» PROBLEM TO SOLVE
Quote, verbatim, all material below, without pictures.

» DATASET CONTENT
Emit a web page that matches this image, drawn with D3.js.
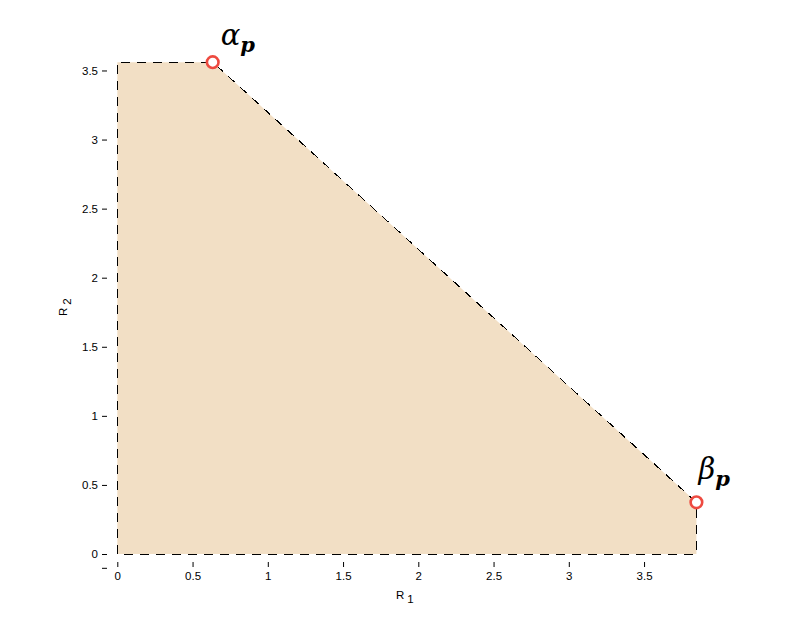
<!DOCTYPE html>
<html>
<head>
<meta charset="utf-8">
<style> body { margin: 0; background: #fff; } </style>
<script src="https://d3js.org/d3.v7.min.js"></script>
</head>
<body>
<div id="chart"></div>
<script>
// region corners (R1, R2)
var region = [[0, 0], [0, 3.56], [0.634, 3.56], [3.848, 0.374], [3.848, 0]];
var cornerPoints = [
    {name: "α", sub: "p", r1: 0.634, r2: 3.56},
    {name: "β", sub: "p", r1: 3.848, r2: 0.374}
];
var xTicks = [0, 0.5, 1, 1.5, 2, 2.5, 3, 3.5];
var yTicks = [-0.1, 0, 0.5, 1, 1.5, 2, 2.5, 3, 3.5];

var W = 786, H = 637;

var svg = d3.select("#chart").append("svg")
    .attr("width", W)
    .attr("height", H);

var x = d3.scaleLinear().domain([0, 4]).range([117.3, 117.3 + 150.5 * 4]);
var y = d3.scaleLinear().domain([0, 4]).range([554, 554 - 138.15 * 4]);

var line = d3.line().x(d => x(d[0])).y(d => y(d[1]));

// filled region
svg.append("path")
    .datum(region)
    .attr("d", line(region) + "Z")
    .attr("fill", "#f2dfc5")
    .attr("stroke", "none");

// dashed border
svg.append("path")
    .datum(region)
    .attr("d", line(region.concat([region[0]])))
    .attr("fill", "none")
    .attr("stroke", "#000")
    .attr("stroke-width", 1)
    .attr("shape-rendering", "crispEdges")
    .style("stroke-dasharray", "9,7");

// axes (offset, no domain line)
var yAxis = svg.append("g")
    .attr("transform", "translate(107,0)")
    .call(d3.axisLeft(y).tickValues(yTicks).tickSize(5).tickPadding(4)
        .tickFormat(d => d < 0 ? "" : d3.format("")(d)));

var xAxis = svg.append("g")
    .attr("transform", "translate(0,562)")
    .call(d3.axisBottom(x).tickValues(xTicks).tickSize(5).tickPadding(5)
        .tickFormat(d3.format("")));

svg.selectAll(".domain").remove();
svg.selectAll(".tick line").attr("stroke", "#000").attr("stroke-width", 1);
svg.selectAll(".tick text")
    .attr("font-family", "Liberation Sans, Arial, sans-serif")
    .attr("font-size", 11.5)
    .attr("fill", "#000");

// axis labels
var xl = svg.append("text")
    .attr("x", 396)
    .attr("y", 599)
    .attr("font-family", "Liberation Sans, Arial, sans-serif")
    .attr("font-size", 11.5);
xl.append("tspan").text("R");
xl.append("tspan").attr("dx", 3).attr("dy", 4).text("1");

var yl = svg.append("text")
    .attr("transform", "translate(67,316) rotate(-90)")
    .attr("font-family", "Liberation Sans, Arial, sans-serif")
    .attr("font-size", 11.5);
yl.append("tspan").text("R");
yl.append("tspan").attr("dx", 3).attr("dy", 4).text("2");

// corner markers
svg.selectAll(".corner")
    .data(cornerPoints)
    .enter()
    .append("circle")
    .attr("class", "corner")
    .attr("cx", d => x(d.r1))
    .attr("cy", d => y(d.r2))
    .attr("r", 5.8)
    .attr("fill", "#fff")
    .attr("stroke", "#ee4a40")
    .attr("stroke-width", 2.6);

// greek labels
var offsets = [{dx: 8, dy: -17}, {dx: 2, dy: -23}];
cornerPoints.forEach(function(d, i) {
    var t = svg.append("text")
        .attr("x", x(d.r1) + offsets[i].dx)
        .attr("y", y(d.r2) + offsets[i].dy)
        .attr("font-family", "DejaVu Serif, serif")
        .attr("font-style", "italic")
        .attr("font-size", 29)
        .attr("fill", "#000");
    t.append("tspan").text(d.name);
    t.append("tspan")
        .attr("dy", 7)
        .attr("font-size", 21)
        .attr("font-weight", "bold")
        .text(d.sub);
});
</script>
</body>
</html>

» FINAL ANSWER
Emit a web page that matches this image, drawn with D3.js.
<!DOCTYPE html>
<html>
<head>
<meta charset="utf-8">
<style> body { margin: 0; background: #fff; } </style>
<script src="https://d3js.org/d3.v7.min.js"></script>
</head>
<body>
<div id="chart"></div>
<script>
// region corners (R1, R2)
var region = [[0, 0], [0, 3.56], [0.634, 3.56], [3.848, 0.374], [3.848, 0]];
var cornerPoints = [
    {name: "α", sub: "p", r1: 0.634, r2: 3.56},
    {name: "β", sub: "p", r1: 3.848, r2: 0.374}
];
var xTicks = [0, 0.5, 1, 1.5, 2, 2.5, 3, 3.5];
var yTicks = [-0.1, 0, 0.5, 1, 1.5, 2, 2.5, 3, 3.5];

var W = 786, H = 637;

var svg = d3.select("#chart").append("svg")
    .attr("width", W)
    .attr("height", H);

var x = d3.scaleLinear().domain([0, 4]).range([117.3, 117.3 + 150.5 * 4]);
var y = d3.scaleLinear().domain([0, 4]).range([554, 554 - 138.15 * 4]);

var line = d3.line().x(d => x(d[0])).y(d => y(d[1]));

// filled region
svg.append("path")
    .datum(region)
    .attr("d", line(region) + "Z")
    .attr("fill", "#f2dfc5")
    .attr("stroke", "none");

// dashed border
svg.append("path")
    .datum(region)
    .attr("d", line(region.concat([region[0]])))
    .attr("fill", "none")
    .attr("stroke", "#000")
    .attr("stroke-width", 1)
    .attr("shape-rendering", "crispEdges")
    .style("stroke-dasharray", "9,7");

// axes (offset, no domain line)
var yAxis = svg.append("g")
    .attr("transform", "translate(107,0)")
    .call(d3.axisLeft(y).tickValues(yTicks).tickSize(5).tickPadding(4)
        .tickFormat(d => d < 0 ? "" : d3.format("")(d)));

var xAxis = svg.append("g")
    .attr("transform", "translate(0,562)")
    .call(d3.axisBottom(x).tickValues(xTicks).tickSize(5).tickPadding(5)
        .tickFormat(d3.format("")));

svg.selectAll(".domain").remove();
svg.selectAll(".tick line").attr("stroke", "#000").attr("stroke-width", 1);
svg.selectAll(".tick text")
    .attr("font-family", "Liberation Sans, Arial, sans-serif")
    .attr("font-size", 11.5)
    .attr("fill", "#000");

// axis labels
var xl = svg.append("text")
    .attr("x", 396)
    .attr("y", 599)
    .attr("font-family", "Liberation Sans, Arial, sans-serif")
    .attr("font-size", 11.5);
xl.append("tspan").text("R");
xl.append("tspan").attr("dx", 3).attr("dy", 4).text("1");

var yl = svg.append("text")
    .attr("transform", "translate(67,316) rotate(-90)")
    .attr("font-family", "Liberation Sans, Arial, sans-serif")
    .attr("font-size", 11.5);
yl.append("tspan").text("R");
yl.append("tspan").attr("dx", 3).attr("dy", 4).text("2");

// corner markers
svg.selectAll(".corner")
    .data(cornerPoints)
    .enter()
    .append("circle")
    .attr("class", "corner")
    .attr("cx", d => x(d.r1))
    .attr("cy", d => y(d.r2))
    .attr("r", 5.8)
    .attr("fill", "#fff")
    .attr("stroke", "#ee4a40")
    .attr("stroke-width", 2.6);

// greek labels
var offsets = [{dx: 8, dy: -17}, {dx: 2, dy: -23}];
cornerPoints.forEach(function(d, i) {
    var t = svg.append("text")
        .attr("x", x(d.r1) + offsets[i].dx)
        .attr("y", y(d.r2) + offsets[i].dy)
        .attr("font-family", "DejaVu Serif, serif")
        .attr("font-style", "italic")
        .attr("font-size", 29)
        .attr("fill", "#000");
    t.append("tspan").text(d.name);
    t.append("tspan")
        .attr("dy", 7)
        .attr("font-size", 21)
        .attr("font-weight", "bold")
        .text(d.sub);
});
</script>
</body>
</html>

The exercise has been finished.